* **Data records**
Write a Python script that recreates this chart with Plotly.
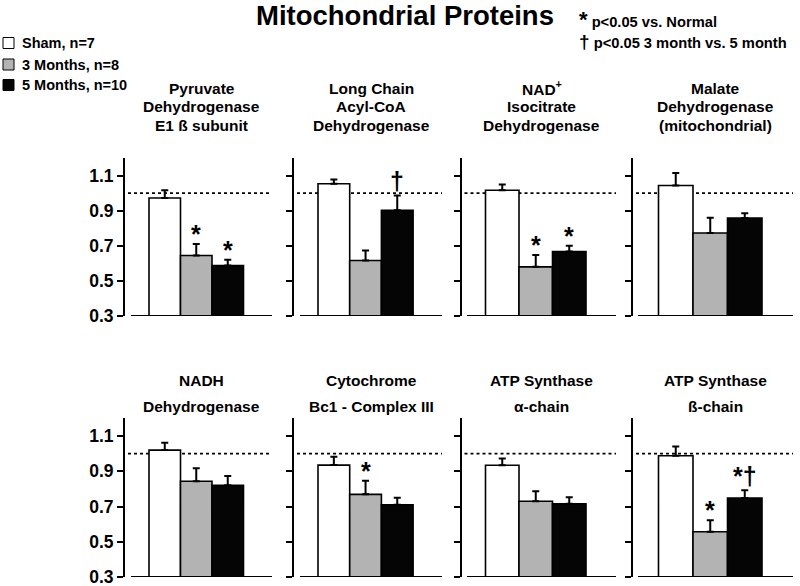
import plotly.graph_objects as go

# ---------------- data ----------------
groups = ["Sham, n=7", "3 Months, n=8", "5 Months, n=10"]
bar_colors = ["#ffffff", "#b3b3b3", "#050505"]

panel_titles = [
    ["Pyruvate", "Dehydrogenase", "E1 ß subunit"],
    ["Long Chain", "Acyl-CoA", "Dehydrogenase"],
    ["NAD<sup>+</sup>", "Isocitrate", "Dehydrogenase"],
    ["Malate", "Dehydrogenase", "(mitochondrial)"],
    ["NADH", "Dehydrogenase"],
    ["Cytochrome", "Bc1 - Complex III"],
    ["ATP Synthase", "α-chain"],
    ["ATP Synthase", "ß-chain"],
]

pdh_mean = [0.972, 0.645, 0.587]
pdh_sem = [0.044, 0.065, 0.033]
lcad_mean = [1.053, 0.616, 0.902]
lcad_sem = [0.024, 0.057, 0.085]
idh_mean = [1.016, 0.580, 0.667]
idh_sem = [0.033, 0.067, 0.033]
mdh_mean = [1.043, 0.773, 0.858]
mdh_sem = [0.072, 0.087, 0.027]
nadh_mean = [1.020, 0.843, 0.820]
nadh_sem = [0.042, 0.074, 0.053]
cyt_mean = [0.935, 0.769, 0.710]
cyt_sem = [0.048, 0.077, 0.040]
atpa_mean = [0.934, 0.730, 0.716]
atpa_sem = [0.039, 0.056, 0.036]
atpb_mean = [0.988, 0.557, 0.748]
atpb_sem = [0.053, 0.065, 0.044]

significance = [
    ["", "*", "*"],
    ["", "", "†"],
    ["", "*", "*"],
    ["", "", ""],
    ["", "", ""],
    ["", "*", ""],
    ["", "", ""],
    ["", "*", "*†"],
]

means = [pdh_mean, lcad_mean, idh_mean, mdh_mean, nadh_mean, cyt_mean, atpa_mean, atpb_mean]
sems = [pdh_sem, lcad_sem, idh_sem, mdh_sem, nadh_sem, cyt_sem, atpa_sem, atpb_sem]

y_ticks = [0.3, 0.5, 0.7, 0.9, 1.1]
y_range = [0.3, 1.2]
reference_level = 1.0

key_lines = [("*", "p<0.05 vs. Normal"), ("†", "p<0.05 3 month vs. 5 month")]

# ---------------- layout geometry (pixels) ----------------
W, H = 800, 586
yaxis_px = [125, 294, 461.5, 633]
xline_start_px = [131, 300, 467, 638]
xline_end_px = [272, 442, 616, 793]
bar_start_px = [149, 318, 485.5, 658.5]
bar_w_px = [31.5, 31.7, 33.5, 34.5]
row_top_px = [158, 418.4]
row_bot_px = [316, 577]

FONT = "Liberation Sans, Arial, sans-serif"

fig = go.Figure()
layout = dict()
shapes = []
annotations = []

for p in range(8):
    row, col = divmod(p, 4)
    idx = p + 1
    xa = "x" if idx == 1 else f"x{idx}"
    ya = "y" if idx == 1 else f"y{idx}"
    w = bar_w_px[col]
    c0 = bar_start_px[col] + w / 2
    xr = [-(c0 - yaxis_px[col]) / w, (xline_end_px[col] - c0) / w]
    for g in range(3):
        fig.add_trace(go.Bar(
            x=[g], y=[means[p][g]], width=1,
            base=0,
            marker=dict(color=bar_colors[g], line=dict(color="black", width=1.6)),
            error_y=dict(type="data", symmetric=False, array=[sems[p][g]], arrayminus=[0],
                         color="black", thickness=2, width=3.5),
            name=groups[g], showlegend=False,
            xaxis=xa, yaxis=ya, hoverinfo="skip",
        ))
        s = significance[p][g]
        if s:
            annotations.append(dict(
                x=g, y=means[p][g] + sems[p][g], xref=xa, yref=ya,
                text=f"<b>{s}</b>", showarrow=False, yanchor="bottom",
                yshift=-6 if s == "*" else -2,
                font=dict(family=FONT, size=25, color="black"),
            ))
    key = "xaxis" if idx == 1 else f"xaxis{idx}"
    ykey = "yaxis" if idx == 1 else f"yaxis{idx}"
    layout[key] = dict(domain=[yaxis_px[col] / W, xline_end_px[col] / W], range=xr,
                       visible=False, anchor=ya, fixedrange=True, automargin=False)
    layout[ykey] = dict(domain=[(H - row_bot_px[row]) / H, (H - row_top_px[row]) / H],
                        range=y_range, tickvals=y_ticks, ticktext=[f"{t:.1f}" for t in y_ticks],
                        showticklabels=(col == 0), ticks="outside", ticklen=6, tickwidth=2,
                        tickcolor="black", showline=True, linewidth=2, linecolor="black",
                        showgrid=False, zeroline=False, anchor=xa, automargin=False,
                        fixedrange=True, ticklabeloverflow="allow",
                        tickfont=dict(family=FONT, size=17.5, color="black", weight="bold"))
    # baseline
    shapes.append(dict(type="line", xref=xa, yref=ya,
                       x0=(xline_start_px[col] - c0) / w, x1=xr[1], y0=y_range[0], y1=y_range[0],
                       line=dict(color="black", width=2)))
    # reference dotted line
    shapes.append(dict(type="line", xref=xa, yref=ya,
                       x0=(yaxis_px[col] + 3 - c0) / w, x1=xr[1], y0=reference_level, y1=reference_level,
                       line=dict(color="black", width=1.6, dash="dot"), layer="below"))
    # titles
    lines = panel_titles[p]
    cx = ((xline_start_px[col] + xline_end_px[col]) / 2) / W
    if row == 0:
        y0, dy, fs = 88, 19, 15.5
    else:
        y0, dy, fs = 380, 26, 15.5
    for li, t in enumerate(lines):
        annotations.append(dict(x=cx, y=1 - (y0 + li * dy) / H, xref="paper", yref="paper",
                                text=f"<b>{t}</b>", showarrow=False, xanchor="center",
                                yanchor="middle",
                                font=dict(family=FONT, size=fs, color="black")))

# main title
annotations.append(dict(x=405 / W, y=1 - 15 / H, xref="paper", yref="paper",
                        text="<b>Mitochondrial Proteins</b>", showarrow=False,
                        xanchor="center", yanchor="middle",
                        font=dict(family=FONT, size=27.5, color="black")))
# significance key
key_y = [20, 42]
key_sym_size = [22, 19]
for i, (sym, txt) in enumerate(key_lines):
    annotations.append(dict(
        x=577 / W, y=1 - key_y[i] / H, xref="paper", yref="paper",
        text=f"<b><span style='font-size:{key_sym_size[i]}px'>{sym}</span> {txt}</b>",
        showarrow=False, xanchor="left", yanchor="middle",
        font=dict(family=FONT, size=14.7, color="black")))

# group legend (swatches + labels)
legend_y = [43, 64.5, 85]
for g in range(3):
    yc = legend_y[g]
    shapes.append(dict(type="rect", xref="paper", yref="paper",
                       x0=3 / W, x1=14 / W, y0=1 - (yc + 5.5) / H, y1=1 - (yc - 5.5) / H,
                       fillcolor=bar_colors[g], line=dict(color="black", width=1)))
    annotations.append(dict(x=20 / W, y=1 - yc / H, xref="paper", yref="paper",
                            text=f"<b>{groups[g]}</b>", showarrow=False, xanchor="left",
                            yanchor="middle",
                            font=dict(family=FONT, size=14.5, color="black")))

fig.update_layout(
    **layout,
    width=W, height=H,
    margin=dict(l=0, r=0, t=0, b=0),
    paper_bgcolor="white", plot_bgcolor="white",
    barmode="overlay",
    shapes=shapes, annotations=annotations,
    showlegend=False,
)

fig.write_html("out.html", config={"displayModeBar": False},
               post_script="document.body.style.margin='0px';")
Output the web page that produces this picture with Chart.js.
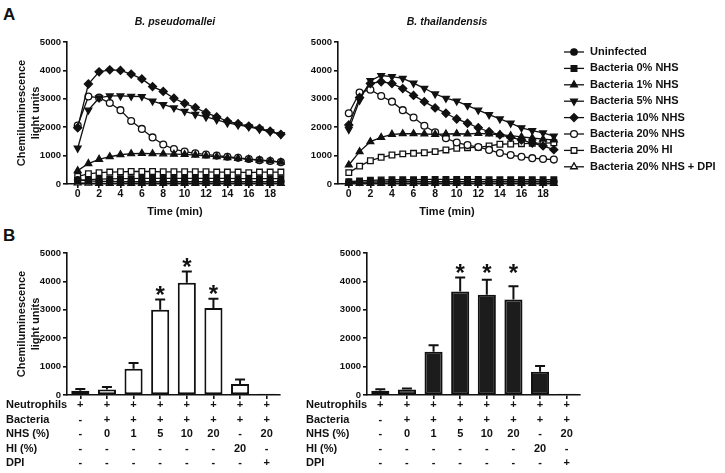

* **Required work**
Pick each line holding the word "that" out of the listing.

* **Full response**
Write a Python script that recreates this chart with Plotly.
Output the web page that produces this picture with Chart.js.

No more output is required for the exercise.